--- begin ---
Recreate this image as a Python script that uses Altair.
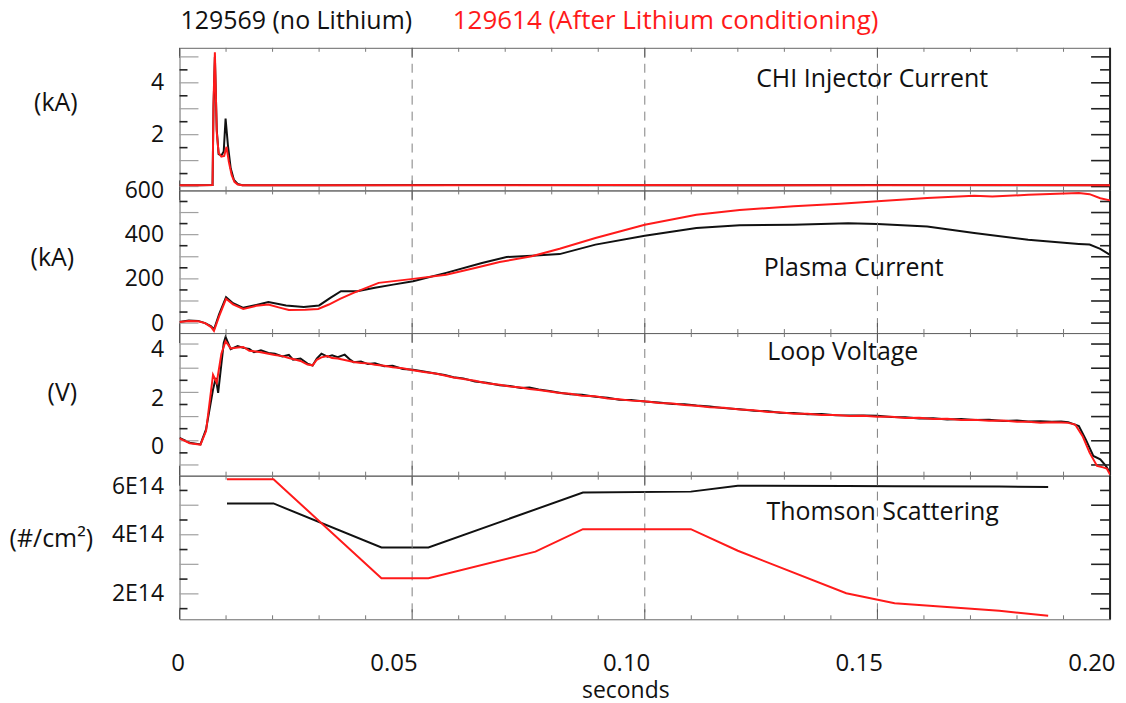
import altair as alt
import pandas as pd

FONT = "Open Sans"
INK = "#111111"
RED = "#ff1a1a"
W = 933
HEIGHTS = [143, 143, 143, 144]

# ---------------- time axis ----------------
x_major = [0.0, 0.05, 0.10, 0.15, 0.20]
x_minor = [0.01, 0.02, 0.03, 0.04, 0.06, 0.07, 0.08, 0.09, 0.11, 0.12, 0.13, 0.14,
           0.16, 0.17, 0.18, 0.19]
x_dashed = [0.05, 0.10, 0.15]
x_end = [0.20]

# ---------------- CHI injector current (kA) ----------------
chi_t_black = [0.0, 0.004, 0.0071, 0.0073, 0.0076, 0.0080, 0.0084, 0.0090, 0.0095, 0.0099,
               0.0104, 0.0110, 0.0117, 0.0125, 0.0135, 0.03, 0.06, 0.09, 0.12, 0.15, 0.18, 0.2]
chi_v_black = [0.05, 0.05, 0.06, 3.0, 5.0, 2.2, 1.25, 1.20, 1.35, 2.62,
               1.60, 0.70, 0.25, 0.10, 0.05, 0.05, 0.06, 0.05, 0.05, 0.06, 0.05, 0.05]
chi_t_red = [0.0, 0.004, 0.0071, 0.0073, 0.0076, 0.0080, 0.0084, 0.0090, 0.0096, 0.0101,
             0.0106, 0.0112, 0.0118, 0.0125, 0.0135, 0.03, 0.06, 0.09, 0.12, 0.15, 0.18, 0.2]
chi_v_red = [0.05, 0.05, 0.06, 3.2, 5.18, 2.1, 1.3, 1.15, 1.18, 1.53,
             0.95, 0.45, 0.18, 0.08, 0.05, 0.05, 0.05, 0.06, 0.05, 0.05, 0.06, 0.05]

# ---------------- Plasma current (kA) ----------------
ip_t_black = [0.0, 0.002, 0.004, 0.0055, 0.0068, 0.0074, 0.0085, 0.0100, 0.0115, 0.0137,
              0.0165, 0.0191, 0.0229, 0.0267, 0.0300, 0.0325, 0.0347, 0.0382, 0.0420, 0.0459,
              0.0502, 0.0573, 0.0650, 0.0703, 0.0757, 0.0817, 0.0894, 0.1000, 0.1111, 0.1204,
              0.1320, 0.1437, 0.1500, 0.1607, 0.1708, 0.1824, 0.1933, 0.1956, 0.1979, 0.2000]
ip_v_black = [5, 12, 10, 0, -15, -29, 40, 117, 90, 69,
              82, 95, 80, 73, 80, 115, 144, 144, 160, 174,
              189, 227, 272, 299, 305, 312, 355, 395, 430, 442,
              445, 452, 448, 437, 407, 377, 358, 355, 336, 309]
ip_t_red = [0.0, 0.002, 0.004, 0.0055, 0.0068, 0.0074, 0.0085, 0.0100, 0.0115, 0.0137,
            0.0165, 0.0191, 0.0215, 0.0235, 0.0270, 0.0298, 0.0321, 0.0345, 0.0374, 0.0428,
            0.0502, 0.0573, 0.0635, 0.0688, 0.0757, 0.0817, 0.0894, 0.1000, 0.1111, 0.1204,
            0.1320, 0.1420, 0.1500, 0.1607, 0.1708, 0.1747, 0.1824, 0.1933, 0.1956, 0.1979,
            0.2000]
ip_v_red = [5, 10, 8, 0, -18, -35, 30, 110, 85, 64,
            78, 84, 70, 59, 60, 64, 84, 110, 137, 182,
            200, 219, 249, 276, 302, 336, 385, 445, 490, 512,
            528, 540, 551, 566, 576, 573, 580, 588, 583, 565,
            555]

# ---------------- Loop voltage (V) ----------------
lv_t_black = [0.0000, 0.0022, 0.0045, 0.0057, 0.0072, 0.0078, 0.0083, 0.0095, 0.0099, 0.0110,
              0.0125, 0.0137, 0.0150, 0.0160, 0.0175, 0.0191, 0.0205, 0.0221, 0.0235, 0.0244,
              0.0260, 0.0275, 0.0286, 0.0295, 0.0305, 0.0318, 0.0328, 0.0340, 0.0355, 0.0365,
              0.0374, 0.0390, 0.0405, 0.0420, 0.0440, 0.0458, 0.0480, 0.0502, 0.0525, 0.0550,
              0.0570, 0.0589, 0.0610, 0.0635, 0.0660, 0.0688, 0.0710, 0.0734, 0.0752, 0.0772,
              0.0795, 0.0817, 0.0840, 0.0865, 0.0894, 0.0920, 0.0945, 0.0970, 0.1000, 0.1030,
              0.1060, 0.1085, 0.1111, 0.1140, 0.1170, 0.1204, 0.1235, 0.1265, 0.1290, 0.1320,
              0.1350, 0.1380, 0.1410, 0.1440, 0.1470, 0.1500, 0.1530, 0.1560, 0.1590, 0.1620,
              0.1650, 0.1680, 0.1708, 0.1740, 0.1770, 0.1800, 0.1824, 0.1850, 0.1875, 0.1895,
              0.1910, 0.1933, 0.1948, 0.1964, 0.1979, 0.1991, 0.2000]
lv_v_black = [0.12, -0.08, -0.15, 0.47, 2.12, 2.60, 1.98, 4.04, 4.29, 3.79,
              3.92, 3.84, 3.80, 3.66, 3.74, 3.63, 3.60, 3.49, 3.55, 3.35,
              3.40, 3.19, 3.11, 3.40, 3.60, 3.48, 3.53, 3.46, 3.56, 3.38,
              3.25, 3.28, 3.17, 3.20, 3.08, 3.10, 2.97, 2.94, 2.86, 2.78,
              2.72, 2.63, 2.58, 2.45, 2.40, 2.30, 2.26, 2.18, 2.20, 2.12,
              2.06, 1.99, 1.92, 1.90, 1.82, 1.78, 1.70, 1.69, 1.62, 1.58,
              1.52, 1.51, 1.46, 1.42, 1.35, 1.30, 1.24, 1.22, 1.16, 1.15,
              1.10, 1.11, 1.06, 1.05, 1.04, 1.03, 0.98, 0.97, 0.92, 0.93,
              0.88, 0.90, 0.86, 0.87, 0.82, 0.84, 0.80, 0.81, 0.79, 0.80,
              0.77, 0.61, 0.05, -0.63, -0.77, -1.04, -1.32]
lv_t_red = [0.0000, 0.0022, 0.0045, 0.0057, 0.0072, 0.0080, 0.0090, 0.0099, 0.0110,
            0.0125, 0.0137, 0.0150, 0.0160, 0.0175, 0.0191, 0.0205, 0.0221, 0.0235, 0.0244,
            0.0260, 0.0275, 0.0286, 0.0295, 0.0305, 0.0318, 0.0328, 0.0340, 0.0355, 0.0365,
            0.0374, 0.0390, 0.0405, 0.0420, 0.0440, 0.0458, 0.0480, 0.0502, 0.0525, 0.0550,
            0.0570, 0.0589, 0.0610, 0.0635, 0.0660, 0.0688, 0.0710, 0.0734, 0.0752, 0.0772,
            0.0795, 0.0817, 0.0840, 0.0865, 0.0894, 0.0920, 0.0945, 0.0970, 0.1000, 0.1030,
            0.1060, 0.1085, 0.1111, 0.1140, 0.1170, 0.1204, 0.1235, 0.1265, 0.1290, 0.1320,
            0.1350, 0.1380, 0.1410, 0.1440, 0.1470, 0.1500, 0.1530, 0.1560, 0.1590, 0.1620,
            0.1650, 0.1680, 0.1708, 0.1740, 0.1770, 0.1800, 0.1824, 0.1850, 0.1875, 0.1895,
            0.1910, 0.1925, 0.1941, 0.1956, 0.1972, 0.1985, 0.1993, 0.2000]
lv_v_red = [0.10, -0.10, -0.16, 0.40, 2.73, 2.40, 3.60, 4.12, 3.82,
            3.86, 3.88, 3.72, 3.70, 3.66, 3.60, 3.55, 3.50, 3.42, 3.38,
            3.30, 3.15, 3.12, 3.35, 3.45, 3.50, 3.42, 3.40, 3.34, 3.30,
            3.26, 3.22, 3.20, 3.14, 3.10, 3.04, 3.00, 2.92, 2.84, 2.78,
            2.70, 2.62, 2.55, 2.48, 2.38, 2.32, 2.24, 2.20, 2.14, 2.10,
            2.04, 1.98, 1.94, 1.86, 1.84, 1.75, 1.72, 1.66, 1.63, 1.56,
            1.54, 1.48, 1.45, 1.39, 1.37, 1.29, 1.26, 1.19, 1.18, 1.12,
            1.12, 1.07, 1.07, 1.02, 1.03, 0.99, 0.99, 0.94, 0.95, 0.90,
            0.91, 0.86, 0.87, 0.83, 0.84, 0.79, 0.79, 0.75, 0.77, 0.76,
            0.74, 0.67, 0.19, -0.49, -1.04, -1.10, -1.15, -1.40]

# ---------------- Thomson scattering (units of 1E14 /cm^2) ----------------
ts_t_black = [0.0102, 0.0202, 0.0434, 0.0535, 0.0867, 0.1099, 0.1200, 0.1433, 0.1537, 0.1762, 0.1867]
ts_v_black = [5.06, 5.06, 3.57, 3.57, 5.43, 5.46, 5.66, 5.65, 5.64, 5.63, 5.62]
ts_t_red = [0.0102, 0.0202, 0.0434, 0.0535, 0.0765, 0.0867, 0.1099, 0.1200, 0.1433, 0.1537, 0.1762, 0.1867]
ts_v_red = [5.88, 5.88, 2.53, 2.53, 3.43, 4.19, 4.19, 3.46, 2.02, 1.68, 1.43, 1.26]

XSCALE = alt.Scale(domain=[0, 0.2], nice=False, zero=False)


def yaxis(values, title, tx, ty, label_expr=None, flush=False, offset=0):
    kw = dict(values=values, title=title, ticks=False, tickSize=0, domain=False, grid=False,
              labelFontSize=23, labelPadding=16, labelOverlap=False, labelFlush=flush,
              labelColor=INK, labelFont=FONT, labelOffset=offset,
              titleAngle=0, titleFontSize=25, titleFontWeight="normal", titleFont=FONT,
              titleColor=INK, titleX=tx, titleY=ty, titleAlign="center", titleBaseline="middle")
    if label_expr:
        kw["labelExpr"] = label_expr
    return alt.Axis(**kw)


XAXIS = alt.Axis(values=x_major, title="seconds", ticks=False, tickSize=0, domain=False, grid=False,
                 labelExpr="datum.value == 0 ? '0' : format(datum.value, '.2f')",
                 labelFontSize=24, labelFont=FONT, labelColor=INK, labelAlign="right", labelOffset=5,
                 labelPadding=32, labelBaseline="top", labelFlush=False, labelOverlap=False,
                 titleFontSize=23, titleFontWeight="normal", titleFont=FONT, titleColor=INK,
                 titleX=447, titleY=78, titleAlign="center", titleBaseline="alphabetic")


def panel(h, tb, vb, tr, vr, ydom, axis, long_ticks, short_ticks, label, lx, ly, xaxis=None, extra=()):
    ysc = alt.Scale(domain=ydom, nice=False, zero=False)
    xs = alt.X("x:Q", scale=XSCALE, axis=None)
    layers = []
    layers.append(alt.Chart(pd.DataFrame({"x": x_dashed})).mark_rule(
        color="#808080", strokeDash=[9, 7], strokeWidth=1).encode(x=xs))
    mn = alt.Chart(pd.DataFrame({"x": x_minor}))
    mj = alt.Chart(pd.DataFrame({"x": x_major}))
    layers.append(mn.mark_rule(color="#777", strokeWidth=1).encode(x=xs, y=alt.value(h), y2=alt.value(h - 4)))
    layers.append(mn.mark_rule(color="#777", strokeWidth=1).encode(x=xs, y=alt.value(0), y2=alt.value(4)))
    layers.append(mj.mark_rule(color="#555", strokeWidth=1).encode(x=xs, y=alt.value(h), y2=alt.value(h - 10)))
    layers.append(mj.mark_rule(color="#555", strokeWidth=1).encode(x=xs, y=alt.value(0), y2=alt.value(10)))
    yl = alt.Chart(pd.DataFrame({"y": long_ticks}))
    ys = alt.Chart(pd.DataFrame({"y": short_ticks}))
    yenc = alt.Y("y:Q", scale=ysc, axis=None)
    layers.append(yl.mark_rule(color="#a0a0a0", strokeWidth=1.2).encode(y=yenc, x=alt.value(0), x2=alt.value(19)))
    layers.append(ys.mark_rule(color="#222", strokeWidth=1.6).encode(y=yenc, x=alt.value(0), x2=alt.value(8)))
    layers.append(yl.mark_rule(color="#222", strokeWidth=1.6).encode(y=yenc, x=alt.value(W - 19), x2=alt.value(W)))
    layers.append(ys.mark_rule(color="#222", strokeWidth=1.6).encode(y=yenc, x=alt.value(W - 10), x2=alt.value(W)))
    layers.append(alt.Chart(pd.DataFrame({"x": x_end})).mark_rule(color="#222", strokeWidth=2).encode(x=xs))
    black = alt.Chart(pd.DataFrame({"t": tb, "v": vb})).mark_line(color=INK, strokeWidth=2, clip=True).encode(
        x=alt.X("t:Q", scale=XSCALE, axis=xaxis),
        y=alt.Y("v:Q", scale=ysc, axis=axis))
    red = alt.Chart(pd.DataFrame({"t": tr, "v": vr})).mark_line(color=RED, strokeWidth=2, clip=True).encode(
        x=alt.X("t:Q", scale=XSCALE, axis=None),
        y=alt.Y("v:Q", scale=ysc, axis=None))
    layers = [black] + layers + [red]
    layers.append(alt.Chart(pd.DataFrame({"s": [label]})).mark_text(
        font=FONT, fontSize=25, color=INK, align="center", baseline="alphabetic").encode(
        text="s:N", x=alt.value(lx), y=alt.value(ly)))
    layers.extend(extra)
    return alt.layer(*layers).resolve_axis(x="independent", y="independent").properties(width=W, height=h)


titles = [
    alt.Chart(pd.DataFrame({"s": ["129569 (no Lithium)"]})).mark_text(
        font=FONT, fontSize=25, color=INK, align="left", baseline="alphabetic").encode(
        text="s:N", x=alt.value(1), y=alt.value(-19)),
    alt.Chart(pd.DataFrame({"s": ["129614 (After Lithium conditioning)"]})).mark_text(
        font=FONT, fontSize=26, color=RED, align="left", baseline="alphabetic").encode(
        text="s:N", x=alt.value(274), y=alt.value(-19)),
]

p1 = panel(HEIGHTS[0], chi_t_black, chi_v_black, chi_t_red, chi_v_red, [-0.15, 5.35],
           yaxis([2, 4], "(kA)", -124.5, 55),
           [0, 1, 2, 3, 4, 5], [0.5, 1.5, 2.5, 3.5, 4.5],
           "CHI Injector Current", 694.5, 39, extra=titles)
p2 = panel(HEIGHTS[1], ip_t_black, ip_v_black, ip_t_red, ip_v_red, [-45, 600],
           yaxis([0, 200, 400, 600], "(kA)", -128, 67),
           [0, 100, 200, 300, 400, 500], [50, 150, 250, 350, 450, 550],
           "Plasma Current", 676, 86)
p3 = panel(HEIGHTS[2], lv_t_black, lv_v_black, lv_t_red, lv_v_red, [-1.443, 4.454],
           yaxis([0, 2, 4], "(V)", -118, 59.7, offset=6),
           [-1, 0, 1, 2, 3, 4], [-0.5, 0.5, 1.5, 2.5, 3.5],
           "Loop Voltage", 665, 27.5)
p4 = panel(HEIGHTS[3], ts_t_black, ts_v_black, ts_t_red, ts_v_red, [1.14, 6.0],
           yaxis([2, 4, 6], "(#/cm²)", -129, 63, label_expr="datum.value + 'E14'", flush=True),
           [2, 3, 4, 5], [1.5, 2.5, 3.5, 4.5, 5.5],
           "Thomson Scattering", 705, 44, xaxis=XAXIS)

chart = alt.vconcat(p1, p2, p3, p4, spacing=0, bounds="flush").resolve_scale(
    y="independent"
).properties(
    padding={"left": 8, "top": 6, "right": 10, "bottom": 0},
    background="white",
).configure_view(stroke="#666", strokeWidth=1)

chart.save("out.html", embed_options={"renderer": "svg", "actions": False})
--- end ---
→ **Goal**
Restate only the lines running from the start of the material above through the line containing "x_end = [0.20]", ends included. No pictures.

→ **Result for this task**
Recreate this image as a Python script that uses Altair.
import altair as alt
import pandas as pd

FONT = "Open Sans"
INK = "#111111"
RED = "#ff1a1a"
W = 933
HEIGHTS = [143, 143, 143, 144]

# ---------------- time axis ----------------
x_major = [0.0, 0.05, 0.10, 0.15, 0.20]
x_minor = [0.01, 0.02, 0.03, 0.04, 0.06, 0.07, 0.08, 0.09, 0.11, 0.12, 0.13, 0.14,
           0.16, 0.17, 0.18, 0.19]
x_dashed = [0.05, 0.10, 0.15]
x_end = [0.20]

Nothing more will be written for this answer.